INSTRUCTION:
Copy from the first line below down to and including the line with "const incomeGrowth = [-0.27, -0.69, 2.38, -0.36, 0.20];". Skip the pictures.

SUPPLIED DATA start

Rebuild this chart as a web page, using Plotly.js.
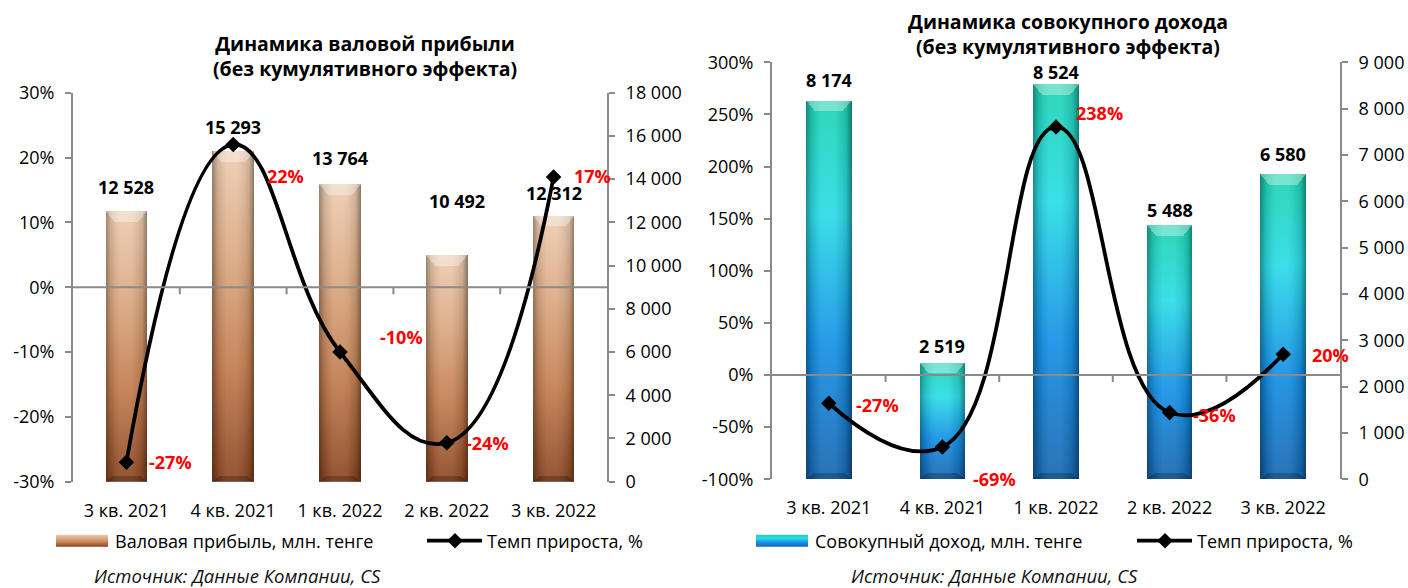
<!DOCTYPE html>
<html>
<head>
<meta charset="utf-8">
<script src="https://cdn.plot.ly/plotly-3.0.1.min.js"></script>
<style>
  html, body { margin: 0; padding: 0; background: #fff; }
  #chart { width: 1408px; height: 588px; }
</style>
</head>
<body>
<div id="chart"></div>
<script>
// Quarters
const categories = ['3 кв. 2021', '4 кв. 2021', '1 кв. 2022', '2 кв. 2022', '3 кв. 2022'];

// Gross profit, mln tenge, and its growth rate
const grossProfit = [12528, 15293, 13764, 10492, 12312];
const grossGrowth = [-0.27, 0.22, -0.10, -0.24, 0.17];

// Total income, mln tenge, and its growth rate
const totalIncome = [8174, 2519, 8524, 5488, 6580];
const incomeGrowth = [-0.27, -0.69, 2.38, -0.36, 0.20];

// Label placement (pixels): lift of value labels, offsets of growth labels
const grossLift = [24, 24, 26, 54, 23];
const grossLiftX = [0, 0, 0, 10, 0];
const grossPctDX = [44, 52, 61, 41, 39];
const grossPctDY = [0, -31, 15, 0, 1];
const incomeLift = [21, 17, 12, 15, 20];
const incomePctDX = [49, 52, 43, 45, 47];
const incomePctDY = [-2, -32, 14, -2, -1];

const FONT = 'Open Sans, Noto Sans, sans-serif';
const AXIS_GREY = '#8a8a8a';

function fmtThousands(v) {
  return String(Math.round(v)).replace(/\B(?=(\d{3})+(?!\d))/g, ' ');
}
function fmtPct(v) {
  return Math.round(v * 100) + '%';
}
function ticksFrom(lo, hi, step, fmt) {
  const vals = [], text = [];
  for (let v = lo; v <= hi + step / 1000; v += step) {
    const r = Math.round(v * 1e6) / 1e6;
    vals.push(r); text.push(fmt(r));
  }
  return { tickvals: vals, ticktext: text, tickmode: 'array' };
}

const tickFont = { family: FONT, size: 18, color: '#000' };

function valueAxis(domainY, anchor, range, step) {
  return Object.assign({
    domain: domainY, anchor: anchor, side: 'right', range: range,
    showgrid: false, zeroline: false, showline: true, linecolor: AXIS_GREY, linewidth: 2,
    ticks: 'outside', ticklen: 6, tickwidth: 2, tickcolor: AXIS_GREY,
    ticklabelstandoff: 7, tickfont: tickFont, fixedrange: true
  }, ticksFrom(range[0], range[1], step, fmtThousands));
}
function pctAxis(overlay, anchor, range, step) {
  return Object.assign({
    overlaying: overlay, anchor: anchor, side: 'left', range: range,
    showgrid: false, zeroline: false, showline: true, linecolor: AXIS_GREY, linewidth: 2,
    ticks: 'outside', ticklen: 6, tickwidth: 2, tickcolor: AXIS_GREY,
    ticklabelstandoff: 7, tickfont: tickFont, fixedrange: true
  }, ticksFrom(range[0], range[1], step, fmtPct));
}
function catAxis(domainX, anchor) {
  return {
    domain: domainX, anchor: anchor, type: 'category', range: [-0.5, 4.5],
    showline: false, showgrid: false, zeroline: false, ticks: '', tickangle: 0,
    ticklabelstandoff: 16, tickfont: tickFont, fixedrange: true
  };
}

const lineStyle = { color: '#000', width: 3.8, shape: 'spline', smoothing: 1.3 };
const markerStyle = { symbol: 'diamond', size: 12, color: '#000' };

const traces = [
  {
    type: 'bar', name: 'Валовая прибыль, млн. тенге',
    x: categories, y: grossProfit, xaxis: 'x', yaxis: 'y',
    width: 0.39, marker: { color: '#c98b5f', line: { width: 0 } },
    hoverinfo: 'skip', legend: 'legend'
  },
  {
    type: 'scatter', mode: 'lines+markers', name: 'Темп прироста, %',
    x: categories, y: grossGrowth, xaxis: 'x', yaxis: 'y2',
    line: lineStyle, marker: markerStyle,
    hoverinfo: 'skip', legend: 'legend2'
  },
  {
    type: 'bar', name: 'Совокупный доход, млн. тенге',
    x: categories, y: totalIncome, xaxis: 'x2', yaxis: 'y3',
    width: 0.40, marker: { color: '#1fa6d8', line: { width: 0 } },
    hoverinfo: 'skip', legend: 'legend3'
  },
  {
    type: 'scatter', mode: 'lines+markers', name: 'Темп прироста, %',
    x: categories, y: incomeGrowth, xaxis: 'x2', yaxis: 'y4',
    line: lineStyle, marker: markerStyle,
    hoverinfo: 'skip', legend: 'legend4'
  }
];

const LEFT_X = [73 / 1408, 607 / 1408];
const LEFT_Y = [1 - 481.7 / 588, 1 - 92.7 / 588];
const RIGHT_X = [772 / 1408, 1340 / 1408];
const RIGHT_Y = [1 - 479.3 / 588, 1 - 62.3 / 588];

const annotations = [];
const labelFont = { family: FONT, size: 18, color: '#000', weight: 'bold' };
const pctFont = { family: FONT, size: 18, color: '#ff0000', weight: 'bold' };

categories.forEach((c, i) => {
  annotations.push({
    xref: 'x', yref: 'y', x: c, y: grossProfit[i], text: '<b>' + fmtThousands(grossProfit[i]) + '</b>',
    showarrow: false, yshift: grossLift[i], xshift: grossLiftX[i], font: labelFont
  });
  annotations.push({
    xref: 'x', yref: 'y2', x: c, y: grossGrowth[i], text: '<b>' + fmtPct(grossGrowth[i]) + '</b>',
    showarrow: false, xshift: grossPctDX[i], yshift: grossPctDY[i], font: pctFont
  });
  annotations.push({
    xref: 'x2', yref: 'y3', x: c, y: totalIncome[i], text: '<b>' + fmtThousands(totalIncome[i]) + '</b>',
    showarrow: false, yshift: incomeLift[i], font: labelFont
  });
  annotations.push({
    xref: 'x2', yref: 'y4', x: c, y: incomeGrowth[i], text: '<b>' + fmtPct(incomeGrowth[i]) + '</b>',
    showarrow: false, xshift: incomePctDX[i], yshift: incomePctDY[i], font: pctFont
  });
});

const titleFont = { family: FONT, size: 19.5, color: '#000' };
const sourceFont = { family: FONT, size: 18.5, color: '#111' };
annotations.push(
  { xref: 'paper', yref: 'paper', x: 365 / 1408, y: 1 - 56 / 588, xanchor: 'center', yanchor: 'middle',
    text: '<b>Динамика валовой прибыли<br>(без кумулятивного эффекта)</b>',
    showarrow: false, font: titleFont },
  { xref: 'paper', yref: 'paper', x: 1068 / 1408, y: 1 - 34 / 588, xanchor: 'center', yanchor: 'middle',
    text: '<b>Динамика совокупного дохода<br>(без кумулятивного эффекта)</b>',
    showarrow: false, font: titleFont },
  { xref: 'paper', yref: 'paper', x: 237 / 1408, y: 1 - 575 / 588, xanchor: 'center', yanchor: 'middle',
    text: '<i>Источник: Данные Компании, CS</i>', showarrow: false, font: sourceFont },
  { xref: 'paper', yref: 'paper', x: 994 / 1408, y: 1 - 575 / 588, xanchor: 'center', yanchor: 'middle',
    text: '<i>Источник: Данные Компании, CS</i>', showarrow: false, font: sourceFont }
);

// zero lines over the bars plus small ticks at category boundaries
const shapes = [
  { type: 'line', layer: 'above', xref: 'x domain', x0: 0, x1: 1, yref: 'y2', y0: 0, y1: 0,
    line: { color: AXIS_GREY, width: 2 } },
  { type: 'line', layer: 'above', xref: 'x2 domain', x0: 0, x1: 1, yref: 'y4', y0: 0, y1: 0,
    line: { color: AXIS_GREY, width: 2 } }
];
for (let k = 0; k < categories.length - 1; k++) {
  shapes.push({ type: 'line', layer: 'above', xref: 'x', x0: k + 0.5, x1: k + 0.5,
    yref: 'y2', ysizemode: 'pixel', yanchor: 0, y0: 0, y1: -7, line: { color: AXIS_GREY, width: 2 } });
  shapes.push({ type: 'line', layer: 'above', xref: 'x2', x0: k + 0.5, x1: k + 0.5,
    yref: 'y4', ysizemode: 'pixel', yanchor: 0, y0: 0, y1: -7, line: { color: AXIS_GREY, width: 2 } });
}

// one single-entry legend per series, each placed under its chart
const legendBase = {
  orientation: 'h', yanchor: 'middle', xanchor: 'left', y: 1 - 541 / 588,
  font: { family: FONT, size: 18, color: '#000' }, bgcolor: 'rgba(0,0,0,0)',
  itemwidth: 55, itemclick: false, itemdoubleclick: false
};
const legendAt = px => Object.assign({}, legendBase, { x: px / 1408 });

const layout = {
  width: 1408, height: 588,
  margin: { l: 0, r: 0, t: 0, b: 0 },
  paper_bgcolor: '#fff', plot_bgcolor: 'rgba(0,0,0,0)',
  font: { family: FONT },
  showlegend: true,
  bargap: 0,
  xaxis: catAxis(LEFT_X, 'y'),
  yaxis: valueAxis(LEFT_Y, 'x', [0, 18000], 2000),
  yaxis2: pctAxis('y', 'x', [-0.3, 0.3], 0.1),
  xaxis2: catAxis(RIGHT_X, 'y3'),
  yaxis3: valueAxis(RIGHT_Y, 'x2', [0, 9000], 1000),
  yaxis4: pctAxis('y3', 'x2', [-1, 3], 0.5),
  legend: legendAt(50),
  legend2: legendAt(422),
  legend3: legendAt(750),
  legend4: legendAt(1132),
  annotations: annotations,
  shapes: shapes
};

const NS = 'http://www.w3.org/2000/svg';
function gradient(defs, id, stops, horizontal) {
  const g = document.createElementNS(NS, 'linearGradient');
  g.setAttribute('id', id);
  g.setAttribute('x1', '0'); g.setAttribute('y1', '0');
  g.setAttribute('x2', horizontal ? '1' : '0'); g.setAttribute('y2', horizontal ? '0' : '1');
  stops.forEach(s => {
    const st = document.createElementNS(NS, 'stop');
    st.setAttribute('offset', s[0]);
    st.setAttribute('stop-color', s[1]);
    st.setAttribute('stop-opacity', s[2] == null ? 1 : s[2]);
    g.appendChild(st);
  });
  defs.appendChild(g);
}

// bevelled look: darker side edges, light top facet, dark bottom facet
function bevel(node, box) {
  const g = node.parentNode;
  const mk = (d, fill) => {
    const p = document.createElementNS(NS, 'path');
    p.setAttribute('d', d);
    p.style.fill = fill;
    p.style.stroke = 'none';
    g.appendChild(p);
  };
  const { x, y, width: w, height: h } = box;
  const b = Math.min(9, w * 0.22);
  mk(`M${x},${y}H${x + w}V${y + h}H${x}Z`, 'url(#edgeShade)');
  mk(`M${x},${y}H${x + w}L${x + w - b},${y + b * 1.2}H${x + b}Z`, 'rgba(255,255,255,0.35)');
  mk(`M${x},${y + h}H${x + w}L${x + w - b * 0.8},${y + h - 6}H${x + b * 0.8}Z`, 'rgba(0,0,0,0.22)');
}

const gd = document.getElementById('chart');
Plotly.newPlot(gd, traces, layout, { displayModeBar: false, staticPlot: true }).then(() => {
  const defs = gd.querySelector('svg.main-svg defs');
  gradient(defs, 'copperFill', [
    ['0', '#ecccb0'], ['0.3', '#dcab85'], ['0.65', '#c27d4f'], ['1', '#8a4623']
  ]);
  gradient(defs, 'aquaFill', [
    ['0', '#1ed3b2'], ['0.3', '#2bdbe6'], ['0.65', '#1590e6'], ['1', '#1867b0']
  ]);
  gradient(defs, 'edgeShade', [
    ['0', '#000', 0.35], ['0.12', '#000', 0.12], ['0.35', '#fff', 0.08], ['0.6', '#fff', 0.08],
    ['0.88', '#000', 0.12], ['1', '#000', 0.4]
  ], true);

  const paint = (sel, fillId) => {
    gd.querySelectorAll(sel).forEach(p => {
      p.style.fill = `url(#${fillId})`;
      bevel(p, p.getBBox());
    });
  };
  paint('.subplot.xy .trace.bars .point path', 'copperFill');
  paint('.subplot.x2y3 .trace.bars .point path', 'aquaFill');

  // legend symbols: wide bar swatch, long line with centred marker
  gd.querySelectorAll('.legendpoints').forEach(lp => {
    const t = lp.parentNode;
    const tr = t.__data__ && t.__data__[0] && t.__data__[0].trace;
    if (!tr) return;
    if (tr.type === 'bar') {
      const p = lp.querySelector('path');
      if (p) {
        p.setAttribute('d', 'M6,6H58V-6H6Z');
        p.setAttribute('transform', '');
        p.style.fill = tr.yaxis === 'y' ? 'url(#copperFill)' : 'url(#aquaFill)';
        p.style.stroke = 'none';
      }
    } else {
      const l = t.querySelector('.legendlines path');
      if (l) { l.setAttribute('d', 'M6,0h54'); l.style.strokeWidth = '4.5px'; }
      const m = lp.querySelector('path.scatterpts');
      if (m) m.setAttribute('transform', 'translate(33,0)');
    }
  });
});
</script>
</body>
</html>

SUPPLIED DATA end

THE RESULT:
Rebuild this chart as a web page, using Plotly.js.
<!DOCTYPE html>
<html>
<head>
<meta charset="utf-8">
<script src="https://cdn.plot.ly/plotly-3.0.1.min.js"></script>
<style>
  html, body { margin: 0; padding: 0; background: #fff; }
  #chart { width: 1408px; height: 588px; }
</style>
</head>
<body>
<div id="chart"></div>
<script>
// Quarters
const categories = ['3 кв. 2021', '4 кв. 2021', '1 кв. 2022', '2 кв. 2022', '3 кв. 2022'];

// Gross profit, mln tenge, and its growth rate
const grossProfit = [12528, 15293, 13764, 10492, 12312];
const grossGrowth = [-0.27, 0.22, -0.10, -0.24, 0.17];

// Total income, mln tenge, and its growth rate
const totalIncome = [8174, 2519, 8524, 5488, 6580];
const incomeGrowth = [-0.27, -0.69, 2.38, -0.36, 0.20];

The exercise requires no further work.